Several years ago, I ran across a story about a bride and her fiancé, who went to a fancy hotel to plan a magnificent reception for their wedding. Every detail would be perfect. No expense would be spared.
At the last minute, however, the groom got cold feet and called off the wedding. The woman and her family went to the hotel and explained her situation, hoping to recover their deposit. The hotel was sympathetic, but under the terms of their contract, only a tenth of it would be returned.
What was she going to do? At length, she decided to continue with the party anyway. But rather than serving wedding guests, she determined to invite street vagrants, prostitutes, and homeless people to the dinner. The only other change was to the menu: boneless chicken, in honor of the groom.
Picture the scene. Accustomed to serving the well-heeled, tuxedoed servers are offering hors-dourves to (ahem) whores. Instead of performing for a blushing bride, the band plays for bedraggled beggars who would otherwise be shivering on a cold evening in New England. What a memorable evening it must have been for everyone!
This story reminds me of one Jesus told about a Great Banquet. When those who had been invited refused to come, the servants were ordered to scour the streets to find "the poor, the crippled, the blind and the lame" (Luke 14:21).
If you have placed your faith in Jesus Christ, then you know the significance of this story. We are bankrupt before God's goodness. We have no right to sit at the Bridal Banquet. But God has invited us anyway. All we must do is recognize our spiritual poverty, respond to God's gracious invitation, and find our seat at the "Welcome Table."
C.S. Lewis, the famous Oxford scholar, once walked into an animated conversation of fellow-intellectuals. They were discussing the unique message of Christianity among the world religions. No consensus had been achieved. When he heard what they were discussing he said, "That's easy.

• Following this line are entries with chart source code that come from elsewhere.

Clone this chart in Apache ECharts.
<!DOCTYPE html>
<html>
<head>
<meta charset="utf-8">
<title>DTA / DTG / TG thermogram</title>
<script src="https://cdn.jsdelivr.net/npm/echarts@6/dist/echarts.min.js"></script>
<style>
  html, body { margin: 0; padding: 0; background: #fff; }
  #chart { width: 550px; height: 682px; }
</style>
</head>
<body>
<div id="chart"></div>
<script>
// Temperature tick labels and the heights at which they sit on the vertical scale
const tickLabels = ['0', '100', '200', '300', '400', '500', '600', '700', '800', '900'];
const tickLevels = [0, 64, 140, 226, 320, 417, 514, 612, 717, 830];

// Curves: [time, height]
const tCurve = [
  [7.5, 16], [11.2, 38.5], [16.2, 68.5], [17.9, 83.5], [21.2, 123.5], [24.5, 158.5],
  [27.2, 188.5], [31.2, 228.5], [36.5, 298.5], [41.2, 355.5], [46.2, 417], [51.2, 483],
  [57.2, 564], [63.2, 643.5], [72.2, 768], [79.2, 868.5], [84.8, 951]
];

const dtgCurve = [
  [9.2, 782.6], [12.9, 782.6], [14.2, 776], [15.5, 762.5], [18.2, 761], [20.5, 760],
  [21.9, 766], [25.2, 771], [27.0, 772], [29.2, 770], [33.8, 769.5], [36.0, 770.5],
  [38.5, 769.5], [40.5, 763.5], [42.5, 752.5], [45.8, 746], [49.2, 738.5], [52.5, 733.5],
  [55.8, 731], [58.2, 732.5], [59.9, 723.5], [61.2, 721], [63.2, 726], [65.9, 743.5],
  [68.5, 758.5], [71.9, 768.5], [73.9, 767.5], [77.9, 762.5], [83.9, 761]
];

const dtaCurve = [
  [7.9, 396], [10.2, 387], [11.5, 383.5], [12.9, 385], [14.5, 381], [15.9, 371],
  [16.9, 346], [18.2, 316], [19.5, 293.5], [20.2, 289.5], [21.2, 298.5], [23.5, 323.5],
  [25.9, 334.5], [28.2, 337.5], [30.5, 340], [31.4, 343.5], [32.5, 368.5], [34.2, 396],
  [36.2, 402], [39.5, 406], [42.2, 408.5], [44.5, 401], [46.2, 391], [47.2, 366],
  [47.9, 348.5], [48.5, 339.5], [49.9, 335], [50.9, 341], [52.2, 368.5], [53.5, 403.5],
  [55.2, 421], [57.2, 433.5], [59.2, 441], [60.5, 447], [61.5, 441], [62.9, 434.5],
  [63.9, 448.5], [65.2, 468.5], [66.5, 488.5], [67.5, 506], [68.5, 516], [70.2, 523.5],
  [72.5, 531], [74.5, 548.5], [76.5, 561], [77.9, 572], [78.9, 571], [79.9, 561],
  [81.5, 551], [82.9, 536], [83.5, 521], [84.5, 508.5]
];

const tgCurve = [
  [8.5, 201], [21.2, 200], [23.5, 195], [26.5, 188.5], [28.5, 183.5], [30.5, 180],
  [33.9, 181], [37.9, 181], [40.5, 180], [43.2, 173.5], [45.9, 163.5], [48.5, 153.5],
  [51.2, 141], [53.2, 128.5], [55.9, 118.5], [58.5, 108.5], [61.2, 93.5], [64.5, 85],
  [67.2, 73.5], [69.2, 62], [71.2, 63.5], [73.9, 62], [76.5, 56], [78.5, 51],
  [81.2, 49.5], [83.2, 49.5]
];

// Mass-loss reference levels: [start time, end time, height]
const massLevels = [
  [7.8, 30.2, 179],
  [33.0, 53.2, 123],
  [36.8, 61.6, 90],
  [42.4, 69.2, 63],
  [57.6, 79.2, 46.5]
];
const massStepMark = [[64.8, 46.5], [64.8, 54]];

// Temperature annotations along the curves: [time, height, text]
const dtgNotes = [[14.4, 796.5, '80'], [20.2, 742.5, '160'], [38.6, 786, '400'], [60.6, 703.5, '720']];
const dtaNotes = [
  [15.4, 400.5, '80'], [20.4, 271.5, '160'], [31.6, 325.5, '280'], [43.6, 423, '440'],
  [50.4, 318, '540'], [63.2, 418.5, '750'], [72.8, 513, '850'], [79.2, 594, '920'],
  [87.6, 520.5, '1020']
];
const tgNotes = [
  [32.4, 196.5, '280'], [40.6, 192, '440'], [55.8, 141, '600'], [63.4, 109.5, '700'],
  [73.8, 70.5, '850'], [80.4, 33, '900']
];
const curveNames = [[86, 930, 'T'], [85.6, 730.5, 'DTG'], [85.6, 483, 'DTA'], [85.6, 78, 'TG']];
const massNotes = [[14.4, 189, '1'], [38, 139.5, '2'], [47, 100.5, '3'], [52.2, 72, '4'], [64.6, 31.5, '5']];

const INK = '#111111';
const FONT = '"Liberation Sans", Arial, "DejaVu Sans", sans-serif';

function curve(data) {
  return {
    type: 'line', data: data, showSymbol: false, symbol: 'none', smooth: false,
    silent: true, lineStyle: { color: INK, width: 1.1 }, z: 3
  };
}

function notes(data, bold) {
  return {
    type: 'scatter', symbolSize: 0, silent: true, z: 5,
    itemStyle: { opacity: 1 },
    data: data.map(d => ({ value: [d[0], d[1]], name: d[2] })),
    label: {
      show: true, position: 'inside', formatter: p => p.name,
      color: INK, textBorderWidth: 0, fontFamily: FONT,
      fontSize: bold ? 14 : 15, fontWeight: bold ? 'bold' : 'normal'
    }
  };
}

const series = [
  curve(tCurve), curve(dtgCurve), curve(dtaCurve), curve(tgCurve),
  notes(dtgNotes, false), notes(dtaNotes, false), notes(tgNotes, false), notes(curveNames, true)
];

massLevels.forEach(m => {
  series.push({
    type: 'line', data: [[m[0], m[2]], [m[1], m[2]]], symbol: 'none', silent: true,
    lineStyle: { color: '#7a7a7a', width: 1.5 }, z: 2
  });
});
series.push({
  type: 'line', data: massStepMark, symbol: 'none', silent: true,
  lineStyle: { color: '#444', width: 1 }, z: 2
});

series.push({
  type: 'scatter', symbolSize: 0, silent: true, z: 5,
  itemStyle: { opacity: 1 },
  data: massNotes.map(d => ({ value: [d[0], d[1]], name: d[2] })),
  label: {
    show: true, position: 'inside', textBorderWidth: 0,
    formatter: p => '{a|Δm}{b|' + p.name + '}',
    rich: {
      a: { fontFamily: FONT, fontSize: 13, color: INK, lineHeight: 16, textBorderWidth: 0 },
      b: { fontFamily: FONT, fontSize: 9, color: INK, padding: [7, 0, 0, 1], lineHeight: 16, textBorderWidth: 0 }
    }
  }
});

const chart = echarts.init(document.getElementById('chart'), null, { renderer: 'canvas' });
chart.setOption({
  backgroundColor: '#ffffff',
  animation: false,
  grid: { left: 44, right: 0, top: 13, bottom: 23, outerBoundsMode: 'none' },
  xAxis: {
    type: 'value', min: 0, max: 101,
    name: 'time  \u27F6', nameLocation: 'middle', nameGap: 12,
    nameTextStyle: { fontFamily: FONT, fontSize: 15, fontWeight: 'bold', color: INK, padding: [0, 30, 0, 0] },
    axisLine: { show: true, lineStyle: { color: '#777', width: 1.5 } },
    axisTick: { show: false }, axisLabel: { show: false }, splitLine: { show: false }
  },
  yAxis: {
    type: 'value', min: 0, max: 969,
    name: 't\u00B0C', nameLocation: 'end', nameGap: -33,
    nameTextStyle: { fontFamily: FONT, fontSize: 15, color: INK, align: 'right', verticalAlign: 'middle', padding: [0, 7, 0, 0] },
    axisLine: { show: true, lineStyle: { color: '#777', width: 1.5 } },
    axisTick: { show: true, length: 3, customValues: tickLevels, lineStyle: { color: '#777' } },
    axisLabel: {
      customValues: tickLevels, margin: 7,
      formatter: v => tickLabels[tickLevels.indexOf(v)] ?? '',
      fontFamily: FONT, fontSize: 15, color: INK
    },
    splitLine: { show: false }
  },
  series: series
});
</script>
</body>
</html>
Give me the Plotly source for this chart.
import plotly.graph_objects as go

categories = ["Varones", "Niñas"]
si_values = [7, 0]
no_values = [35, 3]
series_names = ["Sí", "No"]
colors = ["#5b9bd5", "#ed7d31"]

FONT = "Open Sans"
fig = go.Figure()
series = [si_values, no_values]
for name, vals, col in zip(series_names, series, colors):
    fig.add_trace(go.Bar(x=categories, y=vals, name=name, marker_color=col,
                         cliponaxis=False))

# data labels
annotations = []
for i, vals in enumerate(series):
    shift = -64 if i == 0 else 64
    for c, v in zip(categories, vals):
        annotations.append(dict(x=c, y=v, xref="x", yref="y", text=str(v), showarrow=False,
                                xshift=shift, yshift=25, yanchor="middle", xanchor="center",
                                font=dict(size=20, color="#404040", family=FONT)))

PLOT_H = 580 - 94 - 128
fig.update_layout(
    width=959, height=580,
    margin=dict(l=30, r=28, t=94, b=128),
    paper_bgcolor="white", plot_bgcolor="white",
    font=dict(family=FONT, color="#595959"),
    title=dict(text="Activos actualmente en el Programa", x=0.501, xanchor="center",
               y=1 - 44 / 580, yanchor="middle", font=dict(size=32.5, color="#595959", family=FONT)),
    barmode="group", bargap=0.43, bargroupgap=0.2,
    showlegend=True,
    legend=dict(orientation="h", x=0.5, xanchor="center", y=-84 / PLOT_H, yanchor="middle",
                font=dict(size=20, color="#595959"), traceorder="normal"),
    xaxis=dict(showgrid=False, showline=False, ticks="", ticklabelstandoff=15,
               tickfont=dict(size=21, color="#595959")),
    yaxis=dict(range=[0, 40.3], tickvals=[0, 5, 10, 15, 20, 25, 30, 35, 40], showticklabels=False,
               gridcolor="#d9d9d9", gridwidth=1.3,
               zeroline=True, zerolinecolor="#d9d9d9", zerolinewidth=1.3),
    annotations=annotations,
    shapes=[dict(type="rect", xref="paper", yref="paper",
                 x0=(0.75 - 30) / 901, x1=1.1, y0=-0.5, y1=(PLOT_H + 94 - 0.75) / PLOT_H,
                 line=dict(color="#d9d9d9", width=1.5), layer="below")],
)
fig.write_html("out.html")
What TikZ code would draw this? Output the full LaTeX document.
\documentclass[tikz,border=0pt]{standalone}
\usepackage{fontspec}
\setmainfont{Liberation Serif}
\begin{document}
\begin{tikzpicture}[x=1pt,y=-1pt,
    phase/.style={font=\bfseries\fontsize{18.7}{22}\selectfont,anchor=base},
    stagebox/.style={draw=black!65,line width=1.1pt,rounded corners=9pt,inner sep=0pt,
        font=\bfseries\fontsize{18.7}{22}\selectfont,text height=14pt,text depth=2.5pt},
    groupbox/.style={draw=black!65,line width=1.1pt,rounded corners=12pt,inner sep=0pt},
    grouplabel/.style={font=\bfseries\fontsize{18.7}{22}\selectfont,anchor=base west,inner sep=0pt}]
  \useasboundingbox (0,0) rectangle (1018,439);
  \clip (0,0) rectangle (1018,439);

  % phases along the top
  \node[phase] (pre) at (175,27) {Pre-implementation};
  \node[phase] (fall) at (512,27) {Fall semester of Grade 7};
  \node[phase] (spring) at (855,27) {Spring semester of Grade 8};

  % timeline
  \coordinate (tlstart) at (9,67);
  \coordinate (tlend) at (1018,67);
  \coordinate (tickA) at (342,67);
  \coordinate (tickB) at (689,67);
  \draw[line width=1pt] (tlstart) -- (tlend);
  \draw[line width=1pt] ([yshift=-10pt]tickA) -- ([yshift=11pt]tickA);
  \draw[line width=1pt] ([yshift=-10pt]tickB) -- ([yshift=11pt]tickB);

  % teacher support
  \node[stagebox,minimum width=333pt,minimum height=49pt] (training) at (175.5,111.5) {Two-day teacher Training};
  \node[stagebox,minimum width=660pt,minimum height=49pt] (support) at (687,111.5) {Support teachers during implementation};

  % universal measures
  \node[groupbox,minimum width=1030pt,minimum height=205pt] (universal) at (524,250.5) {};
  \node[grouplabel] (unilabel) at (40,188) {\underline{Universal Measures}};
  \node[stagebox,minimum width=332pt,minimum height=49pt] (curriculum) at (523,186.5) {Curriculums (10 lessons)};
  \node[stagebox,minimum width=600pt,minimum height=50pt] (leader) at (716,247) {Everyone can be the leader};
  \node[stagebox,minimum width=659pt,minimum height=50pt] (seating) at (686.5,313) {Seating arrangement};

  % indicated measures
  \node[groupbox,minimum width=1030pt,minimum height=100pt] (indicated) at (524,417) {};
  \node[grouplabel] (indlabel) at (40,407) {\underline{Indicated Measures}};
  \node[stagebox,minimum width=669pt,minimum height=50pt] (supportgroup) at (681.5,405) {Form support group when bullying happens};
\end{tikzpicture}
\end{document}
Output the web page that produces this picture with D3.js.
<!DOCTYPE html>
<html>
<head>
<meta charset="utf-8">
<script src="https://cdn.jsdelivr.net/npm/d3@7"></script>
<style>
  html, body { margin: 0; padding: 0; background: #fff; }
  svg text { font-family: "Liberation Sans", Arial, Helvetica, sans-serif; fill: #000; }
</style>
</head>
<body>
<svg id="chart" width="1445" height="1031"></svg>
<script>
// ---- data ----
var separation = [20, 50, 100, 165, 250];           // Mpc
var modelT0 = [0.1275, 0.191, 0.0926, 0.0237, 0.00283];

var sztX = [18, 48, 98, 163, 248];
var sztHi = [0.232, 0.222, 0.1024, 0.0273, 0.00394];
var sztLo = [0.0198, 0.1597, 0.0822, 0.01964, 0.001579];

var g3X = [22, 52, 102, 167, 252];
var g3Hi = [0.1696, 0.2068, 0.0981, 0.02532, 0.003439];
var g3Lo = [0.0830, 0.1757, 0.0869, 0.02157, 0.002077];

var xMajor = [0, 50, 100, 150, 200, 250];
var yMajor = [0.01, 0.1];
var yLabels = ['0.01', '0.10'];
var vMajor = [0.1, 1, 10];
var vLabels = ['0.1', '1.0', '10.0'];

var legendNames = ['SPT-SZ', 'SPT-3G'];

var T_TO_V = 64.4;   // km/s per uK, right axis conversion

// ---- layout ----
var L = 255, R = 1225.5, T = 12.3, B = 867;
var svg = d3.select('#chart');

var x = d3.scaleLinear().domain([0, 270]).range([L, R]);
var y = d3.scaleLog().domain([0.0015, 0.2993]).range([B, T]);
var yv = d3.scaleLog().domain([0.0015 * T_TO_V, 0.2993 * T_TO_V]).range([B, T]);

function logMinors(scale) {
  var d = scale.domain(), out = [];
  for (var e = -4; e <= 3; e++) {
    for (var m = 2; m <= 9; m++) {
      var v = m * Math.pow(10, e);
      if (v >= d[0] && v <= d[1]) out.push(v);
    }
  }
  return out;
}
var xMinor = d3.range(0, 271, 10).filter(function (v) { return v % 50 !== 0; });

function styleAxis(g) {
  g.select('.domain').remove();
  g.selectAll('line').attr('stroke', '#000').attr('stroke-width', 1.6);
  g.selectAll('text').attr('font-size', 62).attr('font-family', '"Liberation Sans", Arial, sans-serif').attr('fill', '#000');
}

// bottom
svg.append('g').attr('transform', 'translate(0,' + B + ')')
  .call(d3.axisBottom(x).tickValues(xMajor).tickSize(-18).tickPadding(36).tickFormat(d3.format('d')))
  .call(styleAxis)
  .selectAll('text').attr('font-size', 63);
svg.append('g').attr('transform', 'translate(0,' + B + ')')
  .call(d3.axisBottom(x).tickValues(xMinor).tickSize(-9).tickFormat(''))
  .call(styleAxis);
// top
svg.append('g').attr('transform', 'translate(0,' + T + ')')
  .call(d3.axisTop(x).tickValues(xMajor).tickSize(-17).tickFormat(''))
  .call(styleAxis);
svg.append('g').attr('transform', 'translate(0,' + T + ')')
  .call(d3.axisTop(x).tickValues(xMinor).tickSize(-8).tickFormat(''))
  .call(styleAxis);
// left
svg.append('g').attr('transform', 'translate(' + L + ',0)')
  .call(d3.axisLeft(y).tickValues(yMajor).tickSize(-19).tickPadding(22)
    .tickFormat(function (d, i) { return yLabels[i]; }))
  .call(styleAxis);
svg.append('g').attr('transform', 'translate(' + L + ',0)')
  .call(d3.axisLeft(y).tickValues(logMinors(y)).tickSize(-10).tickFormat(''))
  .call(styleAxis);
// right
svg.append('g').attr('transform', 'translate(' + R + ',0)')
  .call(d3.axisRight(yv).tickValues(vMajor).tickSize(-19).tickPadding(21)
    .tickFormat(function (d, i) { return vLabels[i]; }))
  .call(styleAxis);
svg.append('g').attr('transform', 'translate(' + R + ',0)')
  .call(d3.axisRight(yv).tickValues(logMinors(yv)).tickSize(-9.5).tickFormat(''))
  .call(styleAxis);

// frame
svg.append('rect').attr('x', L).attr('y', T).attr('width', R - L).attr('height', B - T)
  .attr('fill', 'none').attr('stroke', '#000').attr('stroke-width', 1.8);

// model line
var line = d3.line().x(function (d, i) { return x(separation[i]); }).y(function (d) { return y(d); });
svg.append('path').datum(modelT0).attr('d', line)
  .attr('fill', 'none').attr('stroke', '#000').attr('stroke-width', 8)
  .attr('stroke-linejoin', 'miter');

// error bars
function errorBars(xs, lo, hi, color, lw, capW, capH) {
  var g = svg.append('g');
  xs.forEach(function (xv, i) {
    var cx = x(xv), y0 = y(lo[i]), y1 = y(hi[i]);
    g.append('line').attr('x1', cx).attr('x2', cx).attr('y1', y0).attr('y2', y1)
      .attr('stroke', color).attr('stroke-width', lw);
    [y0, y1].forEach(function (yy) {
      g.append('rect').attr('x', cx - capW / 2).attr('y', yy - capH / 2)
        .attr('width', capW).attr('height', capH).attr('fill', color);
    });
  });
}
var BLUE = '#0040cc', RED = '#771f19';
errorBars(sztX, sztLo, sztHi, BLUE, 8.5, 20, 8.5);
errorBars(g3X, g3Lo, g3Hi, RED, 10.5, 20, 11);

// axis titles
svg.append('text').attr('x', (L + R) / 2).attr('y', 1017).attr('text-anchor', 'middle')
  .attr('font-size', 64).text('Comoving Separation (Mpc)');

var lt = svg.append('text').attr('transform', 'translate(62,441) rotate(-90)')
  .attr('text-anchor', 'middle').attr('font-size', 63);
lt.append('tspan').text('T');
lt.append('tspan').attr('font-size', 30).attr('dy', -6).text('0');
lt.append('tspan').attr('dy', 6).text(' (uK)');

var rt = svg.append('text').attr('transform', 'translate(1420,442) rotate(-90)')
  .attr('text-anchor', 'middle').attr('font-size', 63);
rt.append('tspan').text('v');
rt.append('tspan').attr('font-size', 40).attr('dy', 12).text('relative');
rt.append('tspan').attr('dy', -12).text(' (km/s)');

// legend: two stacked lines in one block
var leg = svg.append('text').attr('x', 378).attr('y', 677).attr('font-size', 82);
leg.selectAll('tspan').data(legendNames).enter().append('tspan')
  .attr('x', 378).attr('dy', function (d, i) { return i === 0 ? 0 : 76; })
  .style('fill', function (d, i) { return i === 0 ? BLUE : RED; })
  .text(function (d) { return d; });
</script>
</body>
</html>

It's grace."
Lewis was right. In a world governed by cause and effect, laws and loopholes, action and reaction, kismet and karma, Christianity offers the one thing we desperately need: Grace.
Grace invites everyone to the Welcome Table, but with one incontrovertible condition: we must unequivocally acknowledge our depravity and accept the gift on faith. The self-righteous need not apply. Your money’s no good here. Neither is your resume. No need for American Express. Beggars only, thank you.
So pause a moment and give thanks for God’s amazing grace. If you’ve already sampled it, saunter up to the table and grab seconds. There’s plenty to go around. Like turkey on Thanksgiving, the portions are lavish.
And if you haven’t received grace, consider this your invitation, offered from one vagrant to another. There’s a placard in the banquet hall with your name on it. Bon appetit!
For you know the grace of our Lord Jesus Christ,
that though he was rich, yet for your sakes he became poor,
so that you through his poverty might become rich.